ECLI:NL:RBDHA:2025:4576
Rechtbank Den Haag
- Eerste aanleg - enkelvoudig
- B.F.Th. de Roos
- Rechtspraak.nl
Niet tijdig beslissen op aanvraag om verlening van een machtiging tot voorlopig verblijf
Op 19 maart 2025 heeft de Rechtbank Den Haag uitspraak gedaan in een zaak waarin eiser, vertegenwoordigd door mr. S. Cetinkaya-Ahmad, beroep heeft ingesteld tegen het niet tijdig nemen van een besluit door de minister van Asiel en Migratie op zijn aanvraag om verlening van een machtiging tot voorlopig verblijf. Eiser had zijn aanvraag op 12 juli 2024 ingediend, en de minister had op grond van de Vreemdelingenwet 2000 een beslistermijn van 90 dagen, die was verlengd met drie maanden. De rechtbank oordeelde dat de minister niet tijdig had beslist, aangezien de termijn op 10 januari 2025 was verstreken zonder dat er een besluit was genomen. Eiser had de minister op 20 januari 2025 rechtsgeldig in gebreke gesteld en het beroep was op 10 februari 2025 ingesteld, wat tijdig was. De rechtbank verklaarde het beroep gegrond en legde de minister een termijn van acht weken op om een besluit te nemen.
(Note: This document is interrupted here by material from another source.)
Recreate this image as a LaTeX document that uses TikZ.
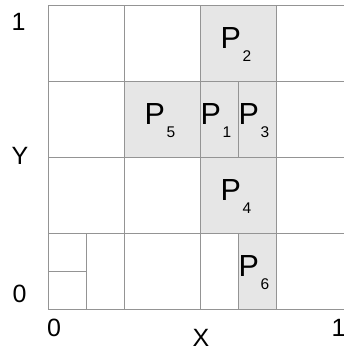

Tevens werd een dwangsom van € 100 per dag opgelegd voor elke dag dat deze termijn werd overschreden, met een maximum van € 15.000. De rechtbank stelde vast dat de minister € 1.442 aan bestuurlijke dwangsommen had verbeurd en veroordeelde de minister tot betaling van de proceskosten van eiser, vastgesteld op € 453,50. De uitspraak werd openbaar gemaakt op www.rechtspraak.nl.